The core difference lies in motivation and internal experience. Cholerics are energized by control, competition, and achieving outcomes through direct force of will. INFJs are driven by vision, meaning, and a deep empathic attunement to others that shapes every decision they make. An INFJ’s apparent decisiveness comes from their dominant Ni processing, not from a drive to dominate. Cholerics are also generally energized by conflict and confrontation, while INFJs find conflict emotionally costly even when they’re the ones initiating it.

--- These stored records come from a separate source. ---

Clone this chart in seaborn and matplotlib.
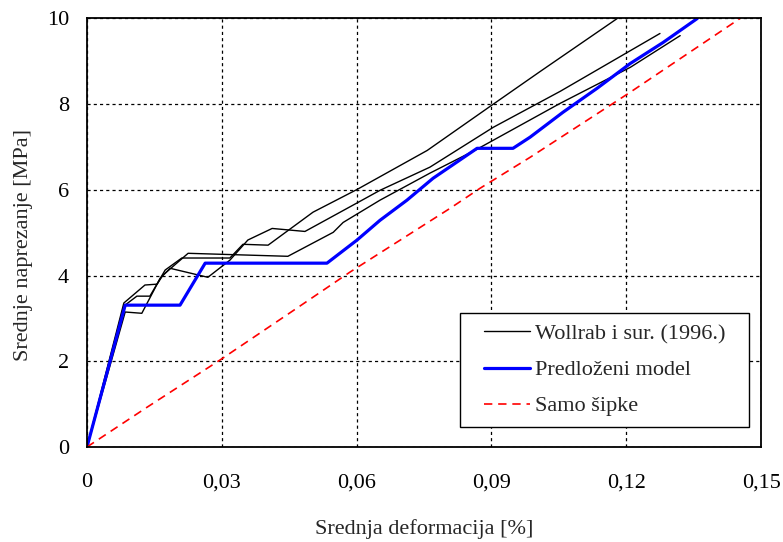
import matplotlib
matplotlib.use("Agg")
import matplotlib.pyplot as plt
import seaborn as sns
import pandas as pd
from matplotlib.path import Path

# Wollrab i sur. (1996.) - three test curves (strain %, stress MPa)
wollrab_a_x = [0, 0.0082, 0.0111, 0.0140, 0.0174, 0.0211, 0.0318, 0.0347, 0.0403,
               0.0503, 0.0601, 0.0757, 0.0904, 0.1008, 0.1180]
wollrab_a_y = [0, 3.29, 3.52, 3.52, 4.13, 4.41, 4.41, 4.73, 4.71,
               5.48, 6.01, 6.92, 8.00, 8.76, 10.0]

wollrab_b_x = [0, 0.0085, 0.0122, 0.0163, 0.0185, 0.0269, 0.0318, 0.0358, 0.0412,
               0.0485, 0.0600, 0.0652, 0.0763, 0.0904, 0.1053, 0.1275]
wollrab_b_y = [0, 3.15, 3.12, 3.94, 4.17, 3.96, 4.36, 4.83, 5.10,
               5.03, 5.69, 5.99, 6.53, 7.46, 8.30, 9.65]

wollrab_c_x = [0, 0.0082, 0.0129, 0.0156, 0.0169, 0.0225, 0.0447, 0.0548, 0.0570,
               0.0652, 0.0763, 0.0868, 0.1053, 0.1209, 0.1320]
wollrab_c_y = [0, 3.36, 3.78, 3.80, 4.01, 4.52, 4.45, 5.01, 5.24,
               5.76, 6.39, 6.95, 8.02, 8.86, 9.60]

# Predlozeni model
model_x = [0, 0.0085, 0.0207, 0.0263, 0.0534, 0.0601, 0.0652, 0.0712, 0.0770,
           0.0868, 0.0948, 0.0986, 0.1059, 0.1135, 0.1209, 0.1282, 0.1358]
model_y = [0, 3.31, 3.31, 4.29, 4.29, 4.83, 5.29, 5.76, 6.27,
           6.97, 6.97, 7.23, 7.81, 8.37, 8.95, 9.44, 10.0]

# Samo sipke
bars_x = [0, 0.0134, 0.0296, 0.0467, 0.0585, 0.0808, 0.0875, 0.0986, 0.1209, 0.1453]
bars_y = [0, 0.93, 2.03, 3.24, 4.08, 5.57, 6.04, 6.76, 8.28, 10.0]

x_ticks = [0, 0.03, 0.06, 0.09, 0.12, 0.15]
x_tick_labels = ["0", "0,03", "0,06", "0,09", "0,12", "0,15"]
y_ticks = [0, 2, 4, 6, 8, 10]


def wide_square(x0, y0, width, height, mutation_size):
    # square legend frame with some extra room left and right
    dx = 0.6 * mutation_size
    x1 = x0 + width + dx
    x0 = x0 - dx
    y1 = y0 + height
    return Path([(x0, y0), (x1, y0), (x1, y1), (x0, y1), (x0, y0)], closed=True)


sns.set_style("white")
plt.rcParams["font.family"] = ["Liberation Serif", "DejaVu Serif"]

fig = plt.figure(figsize=(7.83, 5.42), dpi=100)
ax = fig.add_axes([0.1111, 0.1753, 0.8609, 0.7906])

curves = [(wollrab_a_x, wollrab_a_y), (wollrab_b_x, wollrab_b_y), (wollrab_c_x, wollrab_c_y)]
for i, (xs, ys) in enumerate(curves):
    df = pd.DataFrame({"x": xs, "y": ys})
    sns.lineplot(data=df, x="x", y="y", ax=ax, sort=False, estimator=None,
                 color="black", linewidth=1.0,
                 label="Wollrab i sur. (1996.)" if i == 0 else None)

sns.lineplot(data=pd.DataFrame({"x": model_x, "y": model_y}), x="x", y="y", ax=ax,
             sort=False, estimator=None, color="#0000ff", linewidth=2.3,
             label="Predloženi model")

sns.lineplot(data=pd.DataFrame({"x": bars_x, "y": bars_y}), x="x", y="y", ax=ax,
             sort=False, estimator=None, color="#ff0000", linewidth=1.2,
             linestyle=(0, (5, 3.5)), label="Samo šipke")

ax.set_xlim(0, 0.15)
ax.set_ylim(0, 10)
ax.set_xticks(x_ticks)
ax.set_xticklabels(x_tick_labels)
ax.set_yticks(y_ticks)
ax.tick_params(direction="in", length=5, width=1, colors="black", labelsize=16)
ax.tick_params(axis="x", pad=19)
ax.tick_params(axis="y", pad=13)

ax.grid(True, color="black", linestyle=(0, (2.5, 2.5)), linewidth=0.9)
for s in ax.spines.values():
    s.set_color("black")
    s.set_linewidth(1.3)

ax.set_xlabel("Srednja deformacija [%]", fontsize=16, labelpad=19)
ax.set_ylabel("Srednje naprezanje [MPa]", fontsize=16)
ax.yaxis.set_label_coords(-0.080, 0.471)

leg = ax.legend(loc="lower right", bbox_to_anchor=(0.9625, 0.047), fontsize=16,
                frameon=True, fancybox=False, framealpha=1, edgecolor="black",
                handlelength=2.1, labelspacing=0.7, borderpad=0.47, handletextpad=0.2,
                borderaxespad=0)
leg.get_frame().set_linewidth(1.0)
leg.get_frame().set_boxstyle(wide_square)

fig.savefig("out.png", dpi=100)
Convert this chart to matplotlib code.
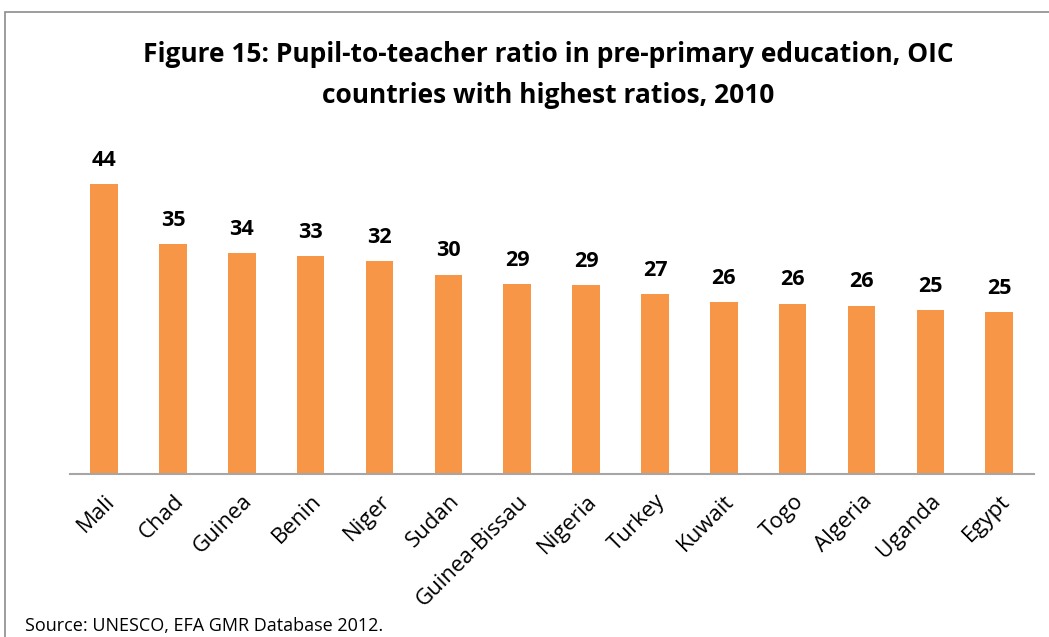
import matplotlib.pyplot as plt
from matplotlib.patches import Rectangle

countries = ["Mali", "Chad", "Guinea", "Benin", "Niger", "Sudan", "Guinea-Bissau",
             "Nigeria", "Turkey", "Kuwait", "Togo", "Algeria", "Uganda", "Egypt"]
ratios = [44.0, 35.0, 33.6, 33.1, 32.3, 30.3, 28.8, 28.7, 27.3, 26.1, 25.9, 25.6, 24.9, 24.6]

plt.rcParams['font.family'] = ['Open Sans', 'DejaVu Sans']

fig = plt.figure(figsize=(10.49, 6.37), dpi=100)
ax = fig.add_axes([0.0664, 0.2559, 0.919, 0.5165])

x = range(len(countries))
bars = ax.bar(x, ratios, width=0.4, color='#F79646')

for b, v in zip(bars, ratios):
    ax.text(b.get_x() + b.get_width() / 2, v + 2.0, f"{v:.0f}",
            ha='center', va='bottom', fontsize=15.5, fontweight='bold')

ax.set_xlim(-0.5, len(countries) - 0.5)
ax.set_ylim(0, 50)
ax.set_yticks([])
ax.set_xticks(list(x))
ax.set_xticklabels(countries, rotation=45, ha='right', rotation_mode='anchor', fontsize=16)
ax.tick_params(axis='x', length=0, pad=12)
for s in ['top', 'right', 'left']:
    ax.spines[s].set_visible(False)
ax.spines['bottom'].set_color('#A6A6A6')
ax.spines['bottom'].set_linewidth(1.5)

fig.text(0.523, 0.882, "Figure 15: Pupil-to-teacher ratio in pre-primary education, OIC\n"
         "countries with highest ratios, 2010", ha='center', va='center',
         fontsize=19, fontweight='bold', linespacing=1.65)

fig.text(0.024, 0.018, "Source: UNESCO, EFA GMR Database 2012.", ha='left', va='center', fontsize=13)

# outer chart border
fig.patches.append(Rectangle((5 / 1049, -0.1), 1.2, 1.1 - 12 / 637, transform=fig.transFigure,
                             fill=False, edgecolor='#8C8C8C', linewidth=1.2))

fig.savefig("out.png", dpi=100)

Can an INFJ have Choleric tendencies?
Yes. The four temperament model and MBTI measure different aspects of personality, and someone can carry traits from both systems. An INFJ raised in an environment that rewarded assertiveness may have developed Choleric-adjacent habits that feel natural by now. Some INFJs also have a natural temperament that leans toward directness and conviction in ways that overlap with Choleric expression. The distinction still holds at the level of what energizes versus depletes the person over time.
Why do INFJs sometimes adopt Choleric behavior in professional settings?
Professional environments often reward Choleric-style behaviors like decisiveness, directness, and visible authority. INFJs, whose auxiliary Fe makes them highly attuned to what their environment expects from them, often learn to package their natural Ni-driven conclusions in a way that reads as Choleric confidence. This adaptation can be professionally effective in the short term but tends to create significant personal cost over time, as the INFJ slowly loses access to the empathic and intuitive processing that defines their actual strengths.
How does the INFJ door slam relate to the Choleric comparison?
The door slam is actually one of the clearest indicators that you’re dealing with an INFJ rather than a Choleric. Cholerics rarely door slam because they don’t carry the same relational investment or emotional processing load. When an INFJ door slams, it’s because their auxiliary Fe has been overwhelmed by sustained conflict or relational damage, and complete withdrawal becomes the only way to protect their emotional integrity. A Choleric in a similar situation would more likely escalate or simply move on without the same depth of emotional processing.